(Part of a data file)
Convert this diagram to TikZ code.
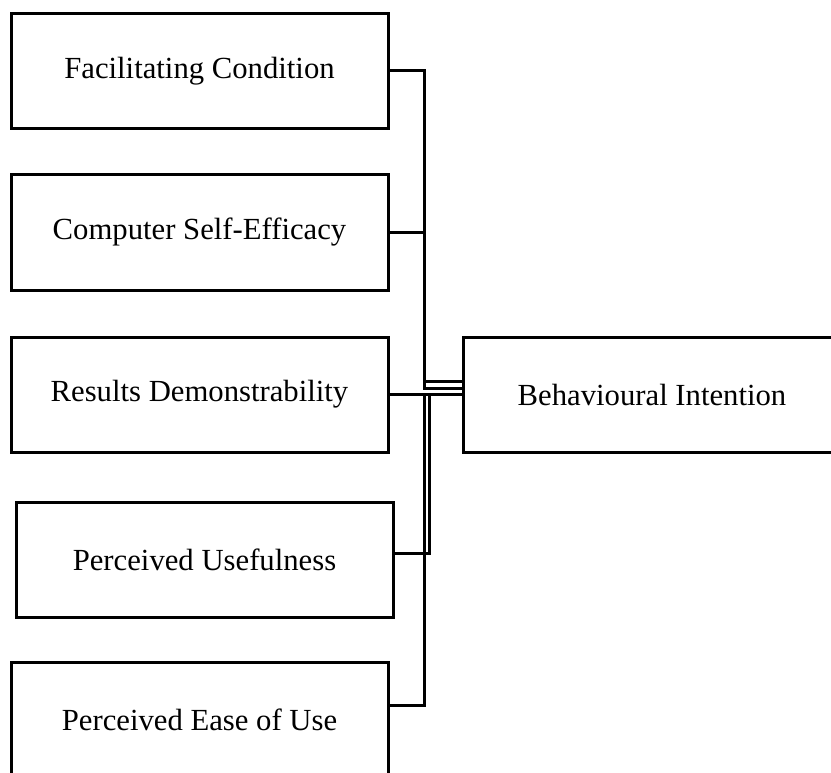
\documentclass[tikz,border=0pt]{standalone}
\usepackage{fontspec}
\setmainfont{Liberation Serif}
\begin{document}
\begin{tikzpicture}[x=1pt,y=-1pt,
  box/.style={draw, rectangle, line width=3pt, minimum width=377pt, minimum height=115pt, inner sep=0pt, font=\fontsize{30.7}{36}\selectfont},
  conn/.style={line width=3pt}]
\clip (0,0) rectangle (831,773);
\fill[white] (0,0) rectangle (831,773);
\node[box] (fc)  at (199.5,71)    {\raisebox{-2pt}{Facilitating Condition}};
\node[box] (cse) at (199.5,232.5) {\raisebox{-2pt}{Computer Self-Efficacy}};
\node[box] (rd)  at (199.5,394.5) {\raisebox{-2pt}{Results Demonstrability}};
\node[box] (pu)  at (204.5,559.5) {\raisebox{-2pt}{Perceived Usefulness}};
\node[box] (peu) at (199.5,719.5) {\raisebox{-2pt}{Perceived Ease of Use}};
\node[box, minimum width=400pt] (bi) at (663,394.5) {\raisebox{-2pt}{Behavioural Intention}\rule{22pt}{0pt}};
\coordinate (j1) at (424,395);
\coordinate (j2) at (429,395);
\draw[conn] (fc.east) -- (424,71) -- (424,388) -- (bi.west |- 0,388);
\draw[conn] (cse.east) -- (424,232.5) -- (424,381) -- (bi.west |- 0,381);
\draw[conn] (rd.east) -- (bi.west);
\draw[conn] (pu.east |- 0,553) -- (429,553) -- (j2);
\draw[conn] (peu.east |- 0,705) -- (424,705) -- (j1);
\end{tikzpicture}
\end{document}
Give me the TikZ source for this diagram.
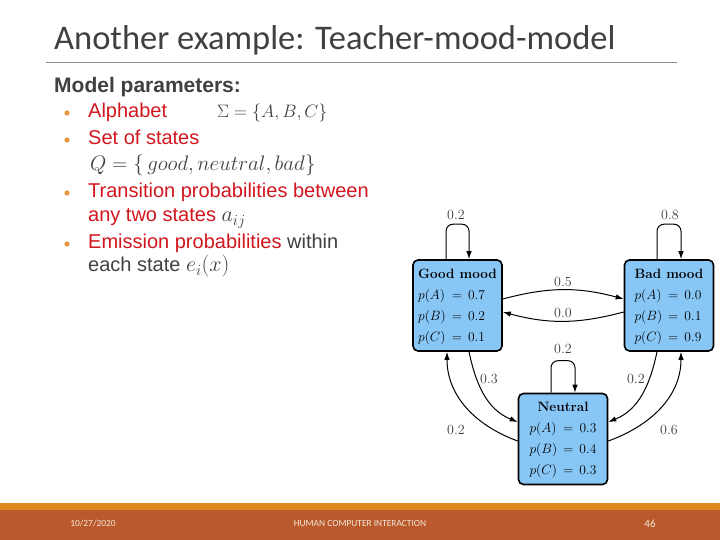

_Exercise description_
Print out the whole of the material word for word, without pictures.

_Answer to the task_
Convert this diagram to TikZ code.
\documentclass[tikz,border=0pt]{standalone}
\usepackage{fontspec}
\setmainfont{Liberation Serif}
\begin{document}
\begin{tikzpicture}[x=1pt,y=-1pt,
  box/.style={draw, rectangle, line width=3pt, minimum width=377pt, minimum height=115pt, inner sep=0pt, font=\fontsize{30.7}{36}\selectfont},
  conn/.style={line width=3pt}]
\clip (0,0) rectangle (831,773);
\fill[white] (0,0) rectangle (831,773);
\node[box] (fc)  at (199.5,71)    {\raisebox{-2pt}{Facilitating Condition}};
\node[box] (cse) at (199.5,232.5) {\raisebox{-2pt}{Computer Self-Efficacy}};
\node[box] (rd)  at (199.5,394.5) {\raisebox{-2pt}{Results Demonstrability}};
\node[box] (pu)  at (204.5,559.5) {\raisebox{-2pt}{Perceived Usefulness}};
\node[box] (peu) at (199.5,719.5) {\raisebox{-2pt}{Perceived Ease of Use}};
\node[box, minimum width=400pt] (bi) at (663,394.5) {\raisebox{-2pt}{Behavioural Intention}\rule{22pt}{0pt}};
\coordinate (j1) at (424,395);
\coordinate (j2) at (429,395);
\draw[conn] (fc.east) -- (424,71) -- (424,388) -- (bi.west |- 0,388);
\draw[conn] (cse.east) -- (424,232.5) -- (424,381) -- (bi.west |- 0,381);
\draw[conn] (rd.east) -- (bi.west);
\draw[conn] (pu.east |- 0,553) -- (429,553) -- (j2);
\draw[conn] (peu.east |- 0,705) -- (424,705) -- (j1);
\end{tikzpicture}
\end{document}
Give me the TikZ source for this diagram.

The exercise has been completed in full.